Le problème est que ce signal est infime. Il correspond à des fluctuations de l’ordre de 75 millionièmes de degrés K. De plus, ce signal est contaminé par les objets qui se trouvent entre nous et le fond de rayonnement cosmologique, particulièrement les émissions des gaz et de la poussière de notre propre galaxie.

Il faut séparer chaque source en fonction de ses propriétés spectrales afin d’isoler uniquement le signal du rayonnement cosmologique. Une tâche tout à fait dantesque qui explique le délai important entre la prise de données et la publication des résultats scientifiques.

En avril 2013, des résultats préliminaires, déjà extraordinaires,  avaient été publiés. Ces derniers ne portaient que sur deux cycles d’observation du ciel, alors que les nouveaux résultats portent sur 5 et 8 couvertures du ciel en fonction des instruments et bénéficient d’amélioration dans les algorithmes d’analyse. Qui plus est les données publiées couvrent maintenant les résultats en polarisation.

En effet, la lumière étant une onde, elle peut présenter des plans d’oscillation privilégiés. On dit alors qu’elle est polarisée. La polarisation offre une information complémentaire à la simple mesure d’intensité et fournit, entre autres, des informations sur la géométrie des objets. Par exemple, la densité non uniforme de l’atmosphère terrestre polarise la lumière du ciel. Une propriété qui est utilisée par les insectes et les fabricants de lunettes de Soleil.

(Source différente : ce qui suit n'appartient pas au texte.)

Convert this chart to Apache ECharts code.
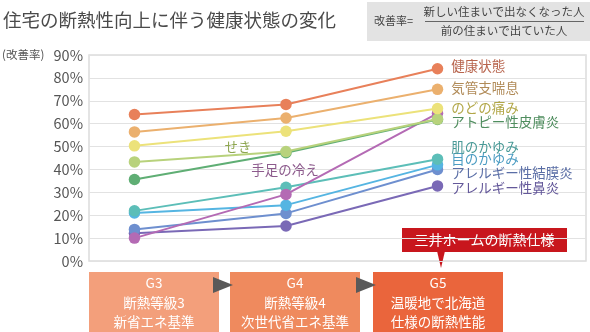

Dans le cas du rayonnement de fond cosmologique, ce signal est au bas mot dix fois plus faible que le signal dû aux fluctuations de température. Là encore, l’effet des poussières doit être éliminé, ce qui est une opération extrêmement délicate qui demande une cartographie très précise du ciel en polarisation (voir les magnifiques images liées). Je note que ces dernières sont le fruit du travail d’un ancien collègue de classe, Marc-Antoine Miville-Deschênes, travaillant maintenant en France.

Carte en polarisation de la galaxie
Carte en polarisation de la galaxie

Si les résultats principaux présentés l’an dernier n’ont guère changé (l’âge de l’Univers est de 13,8 milliards d’années, il est composé de 4,9 % de matière ordinaire, 26,6 % de matière sombre et de 68,5 % d’énergie sombre), la précision s’est améliorée un peu, confirmant un peu plus le modèle cosmologique de concordance (ΛCDM). Même si l’on ne connait pas encore, la nature de la matière sombre, les résultats de Planck élimine la possibilité qu’elle soit constituée de particules massives comme certains résultats récents le laissaient supposer. De plus, on sait maintenant qu’il n’y a pas plus de 3 familles de neutrinos, ces insaisissables particules élémentaires, ce qui correspond exactement aux prédictions du modèle standard de la physique des particules.

Comparaison des données avec le modèle cosmologique standard
Comparaison des données avec le modèle cosmologique standard. La courbe TT correspond aux fluctuations de température, EE à la polarisation en TE au terme croisé.

On attend toujours les résultats sur le mode de polarisation B, qui est une signature des ondes gravitationnelles originelles remontant encore plus loin dans le temps. Ce signal est encore plus difficile que les autres à refaire sortir et les résultats ne sont pas attendus avant le début de l’an prochain.